Quinn led off his speech by ticking off fiscal strides since he took office in 2009. They include tackling pension reform, making $5.7 billion in spending cuts, passage of new union contracts, and legislation reforming workers' compensation and retiree healthcare reforms, as well as passage of the $31 billion capital program.

The state took a big leap toward stabilizing its fiscal foundation with passage of a pension overhaul that will trim an estimated $145 billion in state contributions over the next three decades.

Investors have rewarded the state through lower interest rates recent bond sales, but rating agencies have not acted with the exception of Standard & Poor's. It shifted the state's outlook to "developing." Fitch Ratings and Moody's Investors Service still assign negative outlooks.
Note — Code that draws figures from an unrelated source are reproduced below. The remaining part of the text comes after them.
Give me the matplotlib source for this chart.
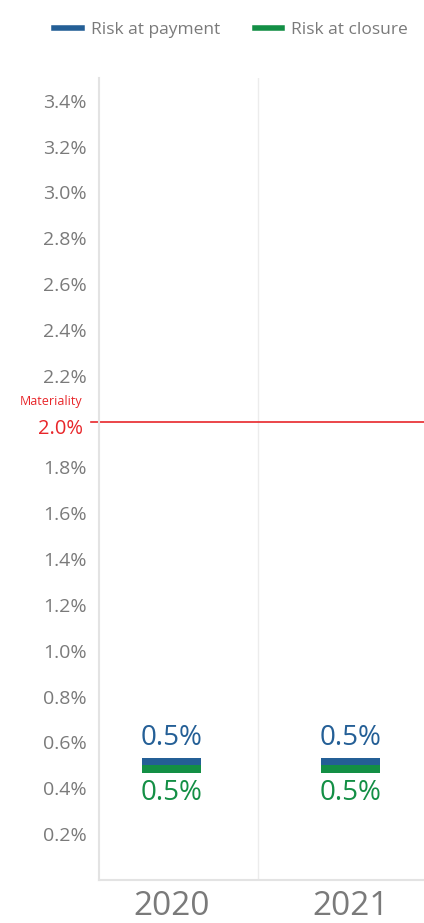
import numpy as np
from matplotlib import pyplot as plt
from matplotlib.lines import Line2D

years = ['2020', '2021']
risk_payment = [0.5, 0.5]
risk_closure = [0.5, 0.5]
materiality = 2.0
yticks = np.round(np.arange(0.2, 3.41, 0.2), 1)

blue = '#245f96'
green = '#138f45'
red = '#e8262a'
grey = '#7a7a7a'

plt.rcParams['font.family'] = ['Open Sans', 'DejaVu Sans']

fig = plt.figure(figsize=(4.24, 9.23), dpi=100)
ax = fig.add_axes([0.2335, 0.0466, 0.7665, 0.869])

x = np.arange(len(years))
band = 0.032
w = 0.33
ax.bar(x, band, bottom=risk_payment, width=w, color=blue, zorder=3)
ax.bar(x, -band, bottom=risk_closure, width=w, color=green, zorder=3)
for i in range(len(years)):
    ax.text(x[i], risk_payment[i] + 0.06, f'{risk_payment[i]:.1f}%', color=blue,
            ha='center', va='bottom', fontsize=20)
    ax.text(x[i], risk_closure[i] - 0.06, f'{risk_closure[i]:.1f}%', color=green,
            ha='center', va='top', fontsize=20)

ax.axhline(materiality, xmin=-0.025, xmax=1, color=red, lw=1.2, clip_on=False, zorder=2)
ytr = ax.get_yaxis_transform()
ax.text(-0.05, materiality + 0.09, 'Materiality', transform=ytr,
        color=red, fontsize=9, ha='right', va='center')
ax.text(-0.05, materiality - 0.03, f'{materiality:.1f}%', transform=ytr,
        color=red, fontsize=14.5, ha='right', va='center')

ax.axvline(0.486, color='#ececec', lw=1, zorder=0)

ax.set_xlim(-0.402, 1.408)
ax.set_ylim(0, 3.5)
ax.set_xticks(x)
ax.set_xticklabels(years, fontsize=24, color=grey)
ax.set_yticks(yticks)
ax.set_yticklabels(['' if abs(v - materiality) < 1e-9 else f'{v:.1f}%' for v in yticks],
                   fontsize=14, color=grey)
ax.tick_params(axis='y', length=0, pad=9)
ax.tick_params(axis='x', length=0, pad=7)
for s in ['top', 'right']:
    ax.spines[s].set_visible(False)
ax.spines['left'].set_color('#e3e3e3')
ax.spines['bottom'].set_color('#e3e3e3')
ax.spines['left'].set_linewidth(1.5)
ax.spines['bottom'].set_linewidth(1.5)

handles = [Line2D([], [], color=blue, lw=4), Line2D([], [], color=green, lw=4)]
fig.legend(handles, ['Risk at payment', 'Risk at closure'], loc='center',
           bbox_to_anchor=(0.545, 0.968), ncol=2, frameon=False, fontsize=12.5,
           handlelength=1.6, columnspacing=2.0, handletextpad=0.5, labelcolor=grey)

fig.savefig('out.png', dpi=100)
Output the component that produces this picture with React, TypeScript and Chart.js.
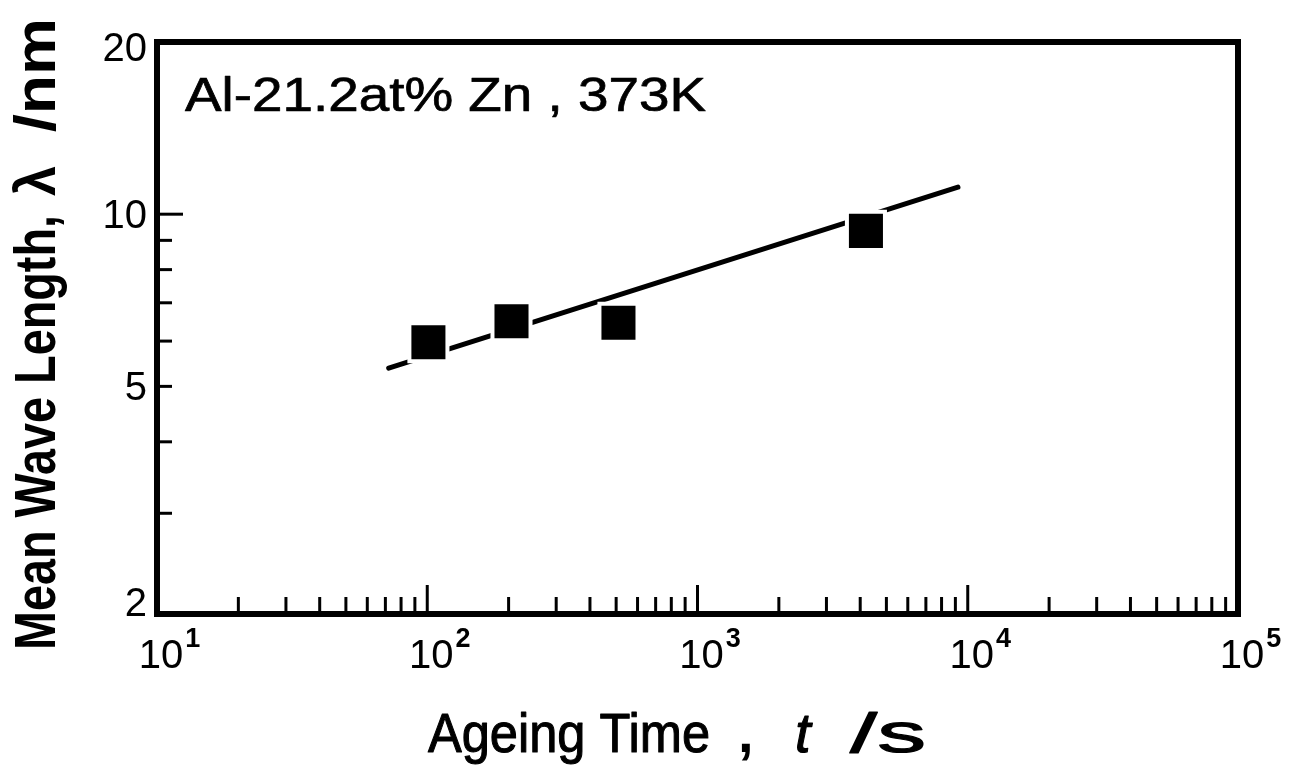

The pension changes, if they stand, are estimated to trim $145 billion off state payments over the next few decades and stabilize a system saddled with $100.5 of unfunded liabilities.

The budget does not assume any immediate savings in its annual pension fund contributions due to the legal challenge filed by unions, retirees, and workers. If upheld, the state anticipates saving nearly $1.2 billion in fiscal 2016, $1.26 billion in fiscal 2016, and nearly $1.4 billion in fiscal 2018.

Pension contributions in the next budget rise by $255 million to $6.2 billion.

Fitch in a recent report wrote: "If pension reform moves forward and the state takes credible action to achieve structural budget balance beginning in fiscal 2015, we believe a higher rating would be warranted." Absent both, a downgrade could occur.

Moody's wrote: "Failure to address impending revenue loss from partial sunset of 2011 tax increases" or "significant further deterioration in pension funded status" could drive a downgrade.

"If pension reform moves forward and the state takes credible action to achieve structural budget balance beginning in fiscal 2015, we believe a higher rating would be warranted," Standard & Poor's said.